UPDATED: Aha.. Apparently the blog post I referenced below was an April Fool by Barry Ritholtz of the Big Picture himself. The bullish April Fool's column by Mr. Kass exists, but the media reaction Ritholtz described was invented. How double-reverse-meta.

Sadly, the post was a quite easily believable and not weird/implausible enough to trigger my BS detector.

Following my own advice to think before passing on information, I had in fact tried (before posting it at all) to look at the original bullish column, but it was behind a subscription wall so I was unable to do aught but rely on Mr. Ritholtz's prior reliability.

Someone completely changing their outlook and putting 'April Fool' at the end (as Kass apparently did do in his original column) is clearly a joke.

A media critic (as Barry often is) criticizing the media for something they could well have done is far from clear as a spoof. (Some of the mentioned reports were on TV, no less, which isn't as easy to verify for oneself after the fact.)

I will have to be more careful, obviously.


When a pessimistic analyst suddenly turns impossibly rosy, it might behoove one to think for a second.

Internet Hoax Gooses Stock Market [fake blog post from The Big Picture]

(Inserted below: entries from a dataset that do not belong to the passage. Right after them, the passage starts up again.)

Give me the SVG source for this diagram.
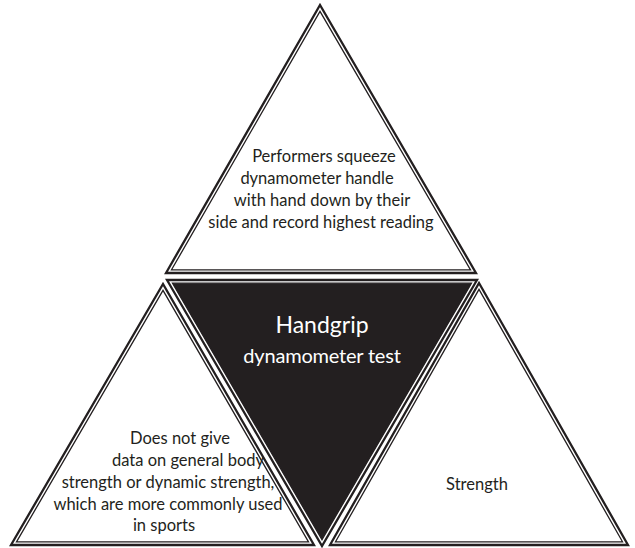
<svg xmlns="http://www.w3.org/2000/svg" width="635" height="548" viewBox="0 0 635 548">
<style>
.outer{fill:#fff;stroke:#231f20;stroke-width:2.3;stroke-linejoin:miter;stroke-miterlimit:20}
.inner{fill:none;stroke:#231f20;stroke-width:1.3;stroke-linejoin:miter;stroke-miterlimit:20}
.innerfill{fill:#231f20;stroke:#231f20;stroke-width:1.3;stroke-linejoin:miter;stroke-miterlimit:20}
.t{font-family:Lato,"Liberation Sans",sans-serif;font-size:16.5px;fill:#231f20;text-anchor:middle}
.w{font-family:Lato,"Liberation Sans",sans-serif;fill:#fff;text-anchor:middle}
</style>
<rect width="635" height="548" fill="#fff"/>
<g id="top">
<polygon class="outer" points="320,5 166,273 476,273"/>
<polygon class="inner" points="320,11.4 171.5,269.8 470.5,269.8"/>
<text class="t" x="324" y="162">Performers squeeze</text>
<text class="t" x="317" y="184">dynamometer handle</text>
<text class="t" x="322" y="206">with hand down by their</text>
<text class="t" x="321" y="228">side and record highest reading</text>
</g>
<g id="center">
<polygon class="outer" points="167,280 477,280 322,546"/>
<polygon class="innerfill" points="172.5,283.2 471.5,283.2 322,539.6"/>
<text class="w" x="322" y="333" font-size="23">Handgrip</text>
<text class="w" x="322" y="363" font-size="20" letter-spacing="-0.2">dynamometer test</text>
</g>
<g id="left">
<polygon class="outer" points="163,284 11,545 314,545"/>
<polygon class="inner" points="163,290.4 16.5,541.8 308.5,541.8"/>
<text class="t" x="180" y="444">Does not give</text>
<text class="t" x="188" y="466">data on general body</text>
<text class="t" x="168" y="488">strength or dynamic strength,</text>
<text class="t" x="168" y="510">which are more commonly used</text>
<text class="t" x="164" y="531">in sports</text>
</g>
<g id="right">
<polygon class="outer" points="479,283 330,545 628,545"/>
<polygon class="inner" points="479,289.4 335.5,541.8 622.5,541.8"/>
<text class="t" x="477" y="490">Strength</text>
</g>
<g id="connectors"/>
</svg>
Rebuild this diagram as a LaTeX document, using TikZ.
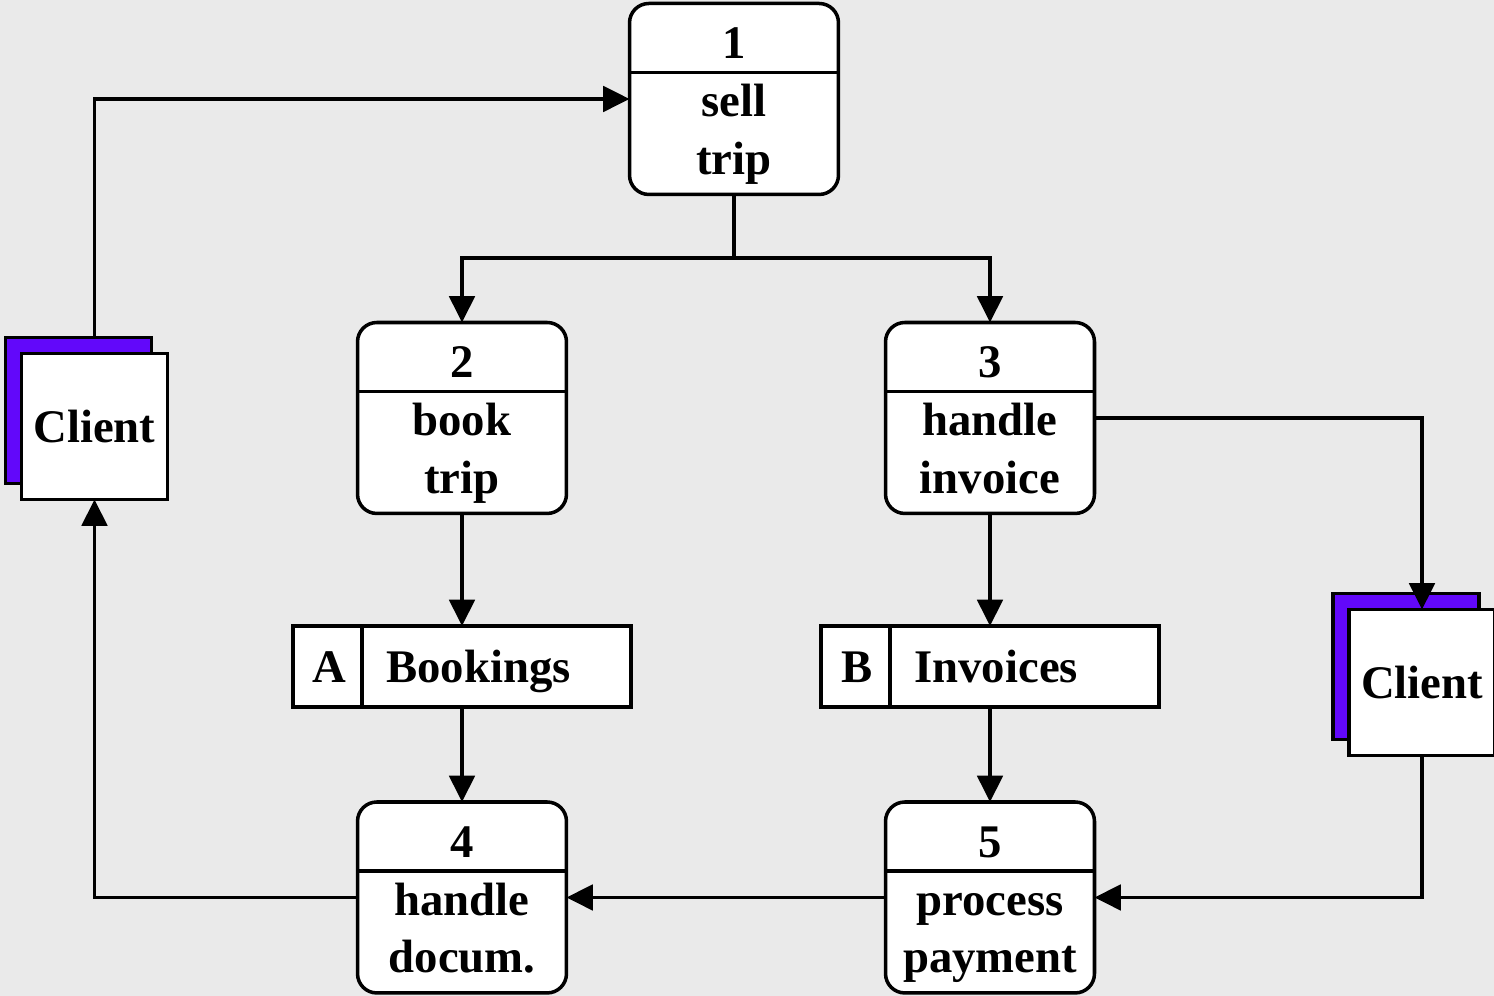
\documentclass[tikz,border=0pt]{standalone}
\usepackage{fontspec}
\setmainfont{Liberation Serif}
\usetikzlibrary{arrows.meta,calc}

\definecolor{canvas}{HTML}{EAEAEA}
\definecolor{extcol}{RGB}{98,8,250}

\tikzset{
  lw/.style={line width=2pt},
  procbox/.style={draw, lw, fill=white, rounded corners=11pt,
    minimum width=4.18cm, minimum height=3.82cm, inner sep=0pt, outer sep=0pt},
  storebox/.style={draw, lw, fill=white,
    minimum width=6.76cm, minimum height=1.62cm, inner sep=0pt, outer sep=0pt},
  extfront/.style={draw, lw, fill=white, minimum size=2.92cm, inner sep=0pt, outer sep=0pt},
  extback/.style={draw, lw, fill=extcol, minimum size=2.92cm, inner sep=0pt, outer sep=0pt},
  lbl/.style={font=\bfseries\fontsize{26.6}{32.7}\selectfont, inner sep=0pt, align=center},
  link/.style={lw},
  flow/.style={lw, -{Triangle[length=15pt,width=14.5pt]}},
}

% process box: name, x, top y, number, label
\newcommand\procnode[5]{%
  \node[procbox, anchor=north] (#1) at (#2,#3) {};
  \draw[lw] ($(#1.north west)+(0,69)$) -- ($(#1.north east)+(0,69)$);
  \node[lbl] (#1-num) at ($(#1.north)+(0,43.8)$) {\strut#4};
  \node[lbl] (#1-txt) at ($(#1.north)+(0,130.7)$) {#5};
}

% data store: name, centre x, id, label
\newcommand\storenode[4]{%
  \node[storebox] (#1) at (#2,666.5) {};
  \draw[lw] ($(#1.north west)+(69,0)$) -- ($(#1.south west)+(69,0)$);
  \node[lbl] (#1-id) at ($(#1.west)+(36,5)$) {\strut#3};
  \node[lbl, anchor=west] (#1-txt) at ($(#1.west)+(93,5)$) {\strut#4};
}

\begin{document}
\begin{tikzpicture}[x=0.02cm, y=-0.02cm]
  \useasboundingbox (0,0) rectangle (1494,996);
  \fill[canvas] (0,0) rectangle (1494,996);

  % processes
  \procnode{p1}{734}{3.5}{1}{\strut sell\\\strut trip}
  \procnode{p2}{462}{322.5}{2}{\strut book\\\strut trip}
  \procnode{p3}{990}{322.5}{3}{\strut handle\\\strut invoice}
  \procnode{p4}{462}{802}{4}{\strut handle\\\strut docum.}
  \procnode{p5}{990}{802}{5}{\strut process\\\strut payment}

  % data stores
  \storenode{sa}{462}{A}{Bookings}
  \storenode{sb}{990}{B}{Invoices}

  % external entities
  \node[extback] (clb) at (78.5,410.5) {};
  \node[extfront] (cl) at (94.5,426.5) {};
  \node[lbl] (cl-txt) at (cl.center) {Client};
  \node[extback] (crb) at (1406,666.5) {};
  \node[extfront] (cr) at (1422,682.5) {};
  \node[lbl] (cr-txt) at (cr.center) {Client};

  % data flows
  \coordinate (j1) at (734,258);
  \draw[link] (p1.south) -- (j1);
  \draw[flow] (j1) -| (p2.north);
  \draw[flow] (j1) -| (p3.north);
  \draw[flow] (cl.north |- clb.north) |- (p1.west);
  \draw[flow] (p3.east) -| (cr.north);
  \draw[flow] (p2.south) -- (sa.north);
  \draw[flow] (sa.south) -- (p4.north);
  \draw[flow] (p3.south) -- (sb.north);
  \draw[flow] (sb.south) -- (p5.north);
  \draw[flow] (cr.south) |- (p5.east);
  \draw[flow] (p5.west) -- (p4.east);
  \draw[flow] (p4.west) -| (cl.south);
\end{tikzpicture}
\end{document}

Dedicated short fund manager Doug Kass, of Seabreeze Partners Short LP, put out an early morning, tongue-in-cheek commentary, titled "Time to Buy the Bull?" The long time Bearish market pundit and writer for The Street.com and Real Money announced that he was raising his year end price targets for the S&P500 to 1,666, which would reflect a yearly gain of 26%. [!!]

The Financial press read the commentary literally. The WSJ announced "Bear Flips Bullish!," causing equity futures to rally. CNN Money covered the joke as if it were a real news item, and Marketwatch declared "Short Seller Starts Stock Rampage." Barron's headline read "Longtime Bear Tosses in the Towel; Says New Bull Market is Upon Us."

...

The veteran fund manger had assumed that readers would get the April Fool's joke -- but never imagined it would go over the heads of veteran financial writers.

Some people really, really want to believe.

permlink     2 comment(s)  
The lesson to be learned: Some people should never try to do April's Fools Jokes. A financial analyst commenting on the stock market in such a way is like a fireman yelling fire in a crowded theater.
      ...posted by Glen Engel-Cox on April 1, 2008 11:51 AM
A fair point.

Thinking of it another way -- writing something which directly contradicts/rejects your strongly held positions isn't necessarily funny; it may just make people wonder about your sanity.